Analytics-driven data management software also helps you move the right data to the right place at the right time with full preservation of security and access control across vendor silos. This is key to not only managing data growth and costs, but to also maintain data security.
Look for data management solutions that deliver visibility into unstructured data across vendor and cloud silos, move data based on your operational policies, and provide reports on access control integrity (eg MD5 checksums).
Heath Thompson, President and General Manager, Information and Systems Management, Quest Software
Businesses should look for a data management solution that takes a holistic approach, breaking down the silos between IT, security, and the business teams utilizing the data.
A recent study shows that 84% of organizations believe their data represents the best opportunity for gaining a competitive advantage during the next 12-24 months. And holistic data management is key to realizing this competitive advantage and empowering your organization.

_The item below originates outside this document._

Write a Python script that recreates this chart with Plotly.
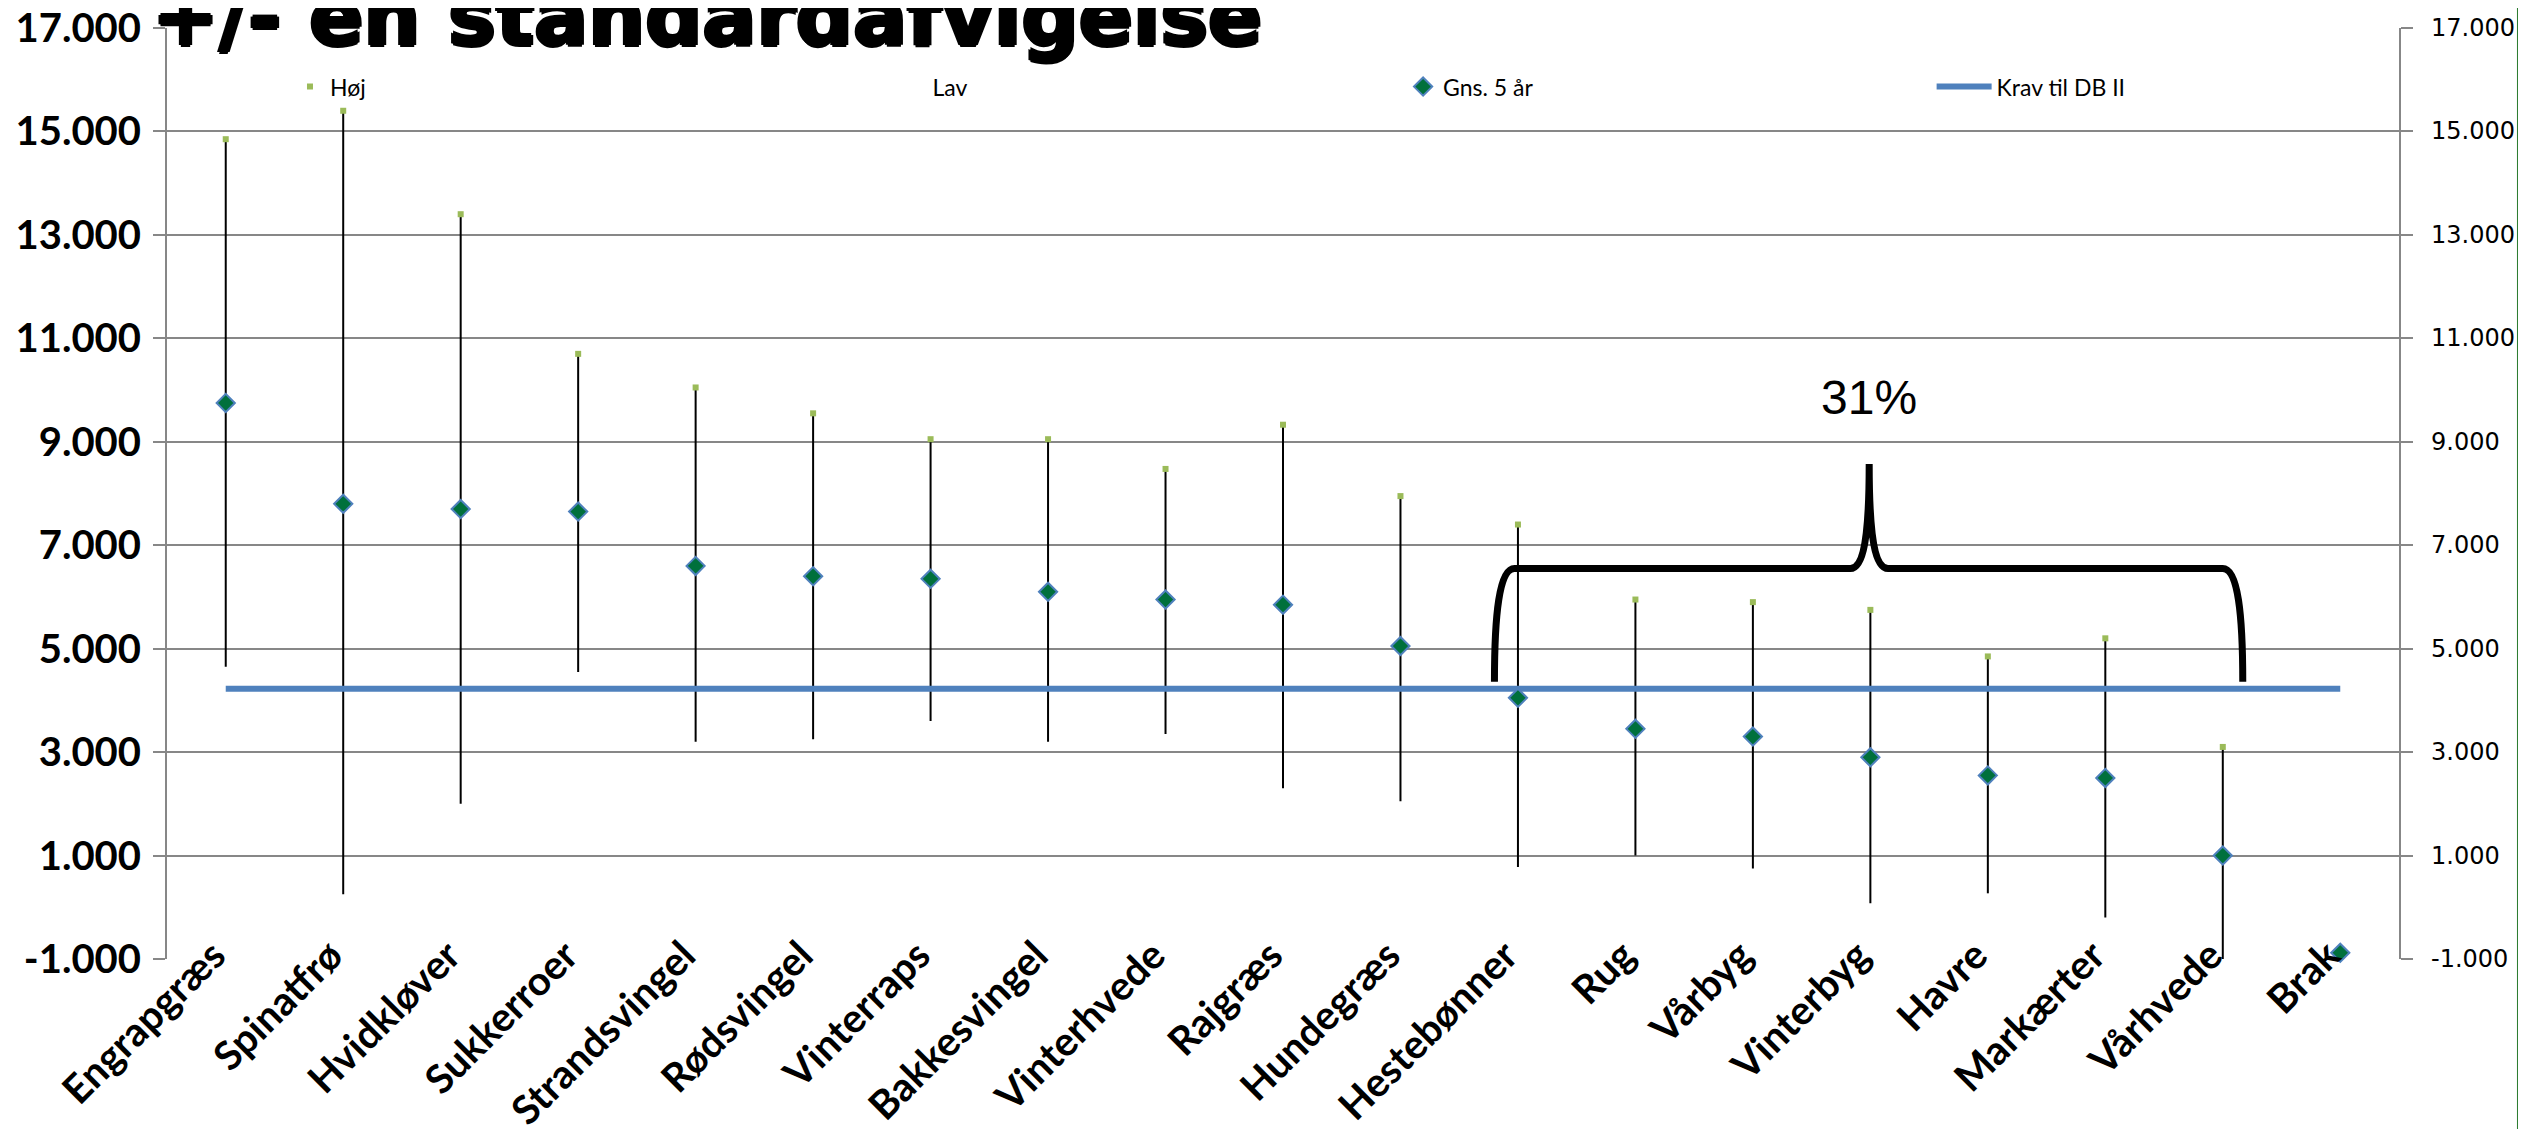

Your data management journey should begin with an assessment and cataloging of your data, understanding your data, and the applications, systems and infrastructure that provides and supports the data. It’s important to establish a single source of the truth for the data needs of your business.
Modern data management also needs to consider not simply managing volumes of data, but rather focus on providing continuously available, high-fidelity data at the points of need throughout the business. Managing the operations of data pipelines is essential, with the ability to monitor, meet SLAs, and optimize both performance and cost.
Your data management solution should support a flexible set of policies around data access, ensuring the security and privacy of the business’ data throughout its lifecycle. Lastly, your data management solution needs to support the many domains where data reside: in multiple clouds and SaaS applications, on premise in heritage applications, and most likely, in a hybrid of all the above.